* BEGIN Given data *

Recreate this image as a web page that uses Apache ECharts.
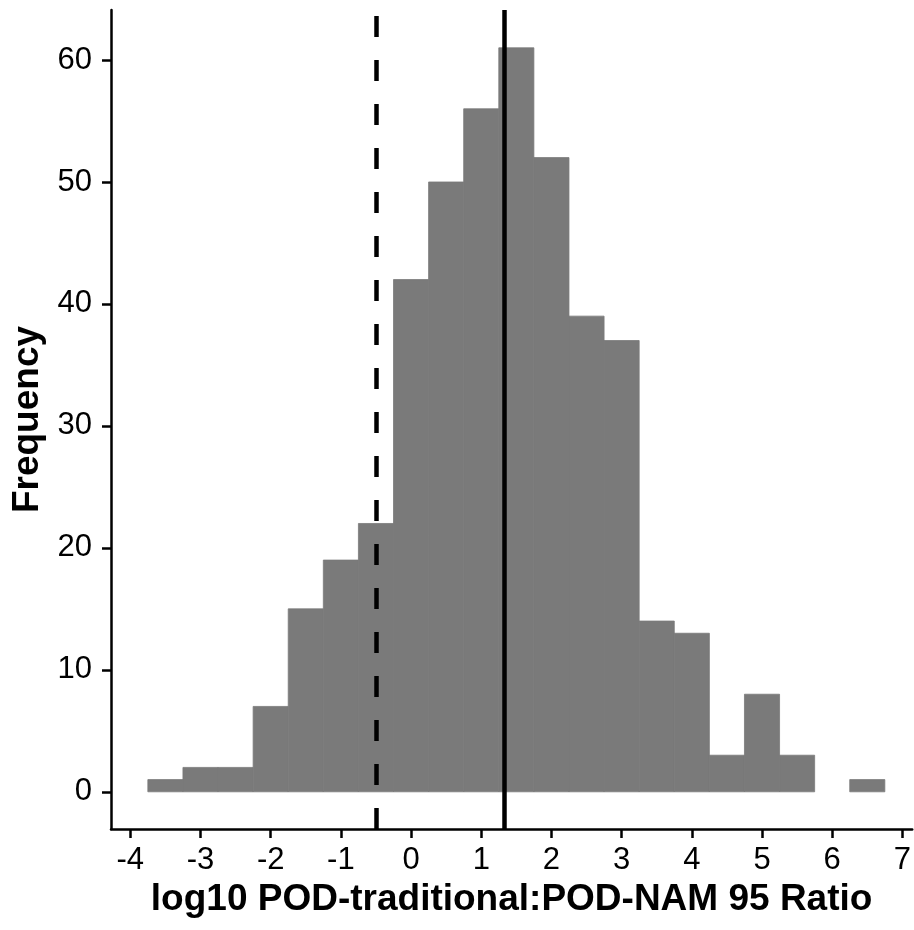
<!DOCTYPE html>
<html>
<head>
<meta charset="utf-8">
<script src="https://cdn.jsdelivr.net/npm/echarts@6/dist/echarts.min.js"></script>
<style>
  html, body { margin: 0; padding: 0; background: #fff; }
  #main { width: 914px; height: 930px; }
</style>
</head>
<body>
<div id="main"></div>
<script>
// histogram bins (left edge of each 0.5-wide bin) and their counts
const binStarts = [-3.75, -3.25, -2.75, -2.25, -1.75, -1.25, -0.75, -0.25, 0.25, 0.75, 1.25,
                   1.75, 2.25, 2.75, 3.25, 3.75, 4.25, 4.75, 5.25, 5.75, 6.25];
const counts = [1, 2, 2, 7, 15, 19, 22, 42, 50, 56, 61, 52, 39, 37, 14, 13, 3, 8, 3, 0, 1];
const binWidth = 0.5;

const xTicks = [-4, -3, -2, -1, 0, 1, 2, 3, 4, 5, 6, 7];
const yTicks = [0, 10, 20, 30, 40, 50, 60];

// reference lines
const dashedAt = -0.5;
const solidAt = 1.33;

const chart = echarts.init(document.getElementById('main'), null, { renderer: 'canvas' });

const font = '"Liberation Sans", Arial, sans-serif';

const option = {
    backgroundColor: '#ffffff',
    animation: false,
    grid: { left: 111, right: 1, top: 10, bottom: 101 },
    xAxis: {
        type: 'value',
        min: -4.275,
        max: 7.14,
        name: 'log10 POD-traditional:POD-NAM 95 Ratio',
        nameLocation: 'middle',
        nameGap: 52,
        nameTextStyle: { fontFamily: font, fontWeight: 'bold', fontSize: 37, color: '#000' },
        axisLine: { onZero: false, lineStyle: { color: '#000', width: 2.5 } },
        axisTick: { show: true, length: 9, lineStyle: { color: '#000', width: 2.5 }, customValues: xTicks },
        axisLabel: { customValues: xTicks, fontFamily: font, fontSize: 31, color: '#000', margin: 16 },
        splitLine: { show: false }
    },
    yAxis: {
        type: 'value',
        min: -3.05,
        max: 64.1,
        name: 'Frequency',
        nameLocation: 'middle',
        nameGap: 64,
        nameRotate: 90,
        nameTextStyle: { fontFamily: font, fontWeight: 'bold', fontSize: 37, color: '#000' },
        axisLine: { show: true, onZero: false, lineStyle: { color: '#000', width: 2.5 } },
        axisTick: { show: true, length: 9, lineStyle: { color: '#000', width: 2.5 }, customValues: yTicks },
        axisLabel: { customValues: yTicks, fontFamily: font, fontSize: 31, color: '#000', margin: 19 },
        splitLine: { show: false }
    },
    series: [{
        type: 'custom',
        data: binStarts.map((b, i) => [b, counts[i]]),
        renderItem: function (params, api) {
            const x0 = api.value(0);
            const n = api.value(1);
            if (!n) return null;
            const p0 = api.coord([x0, 0]);
            const p1 = api.coord([x0 + binWidth, n]);
            return {
                type: 'rect',
                shape: { x: p0[0], y: p1[1], width: p1[0] - p0[0], height: p0[1] - p1[1] },
                style: { fill: '#7a7a7a', stroke: '#7a7a7a', lineWidth: 0.8 }
            };
        },
        markLine: {
            silent: true,
            symbol: 'none',
            label: { show: false },
            data: [
                { xAxis: dashedAt, lineStyle: { color: '#000', width: 4.5, type: [21, 23] } },
                { xAxis: solidAt, lineStyle: { color: '#000', width: 4.5, type: 'solid' } }
            ]
        }
    }]
};

chart.setOption(option);
</script>
</body>
</html>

* END Given data *

The lines from the start of the data through the line that contains "const binWidth = 0.5;" are to be returned exactly, please, with both ends included and every picture left out.

# [Correct answer]
Recreate this image as a web page that uses Apache ECharts.
<!DOCTYPE html>
<html>
<head>
<meta charset="utf-8">
<script src="https://cdn.jsdelivr.net/npm/echarts@6/dist/echarts.min.js"></script>
<style>
  html, body { margin: 0; padding: 0; background: #fff; }
  #main { width: 914px; height: 930px; }
</style>
</head>
<body>
<div id="main"></div>
<script>
// histogram bins (left edge of each 0.5-wide bin) and their counts
const binStarts = [-3.75, -3.25, -2.75, -2.25, -1.75, -1.25, -0.75, -0.25, 0.25, 0.75, 1.25,
                   1.75, 2.25, 2.75, 3.25, 3.75, 4.25, 4.75, 5.25, 5.75, 6.25];
const counts = [1, 2, 2, 7, 15, 19, 22, 42, 50, 56, 61, 52, 39, 37, 14, 13, 3, 8, 3, 0, 1];
const binWidth = 0.5;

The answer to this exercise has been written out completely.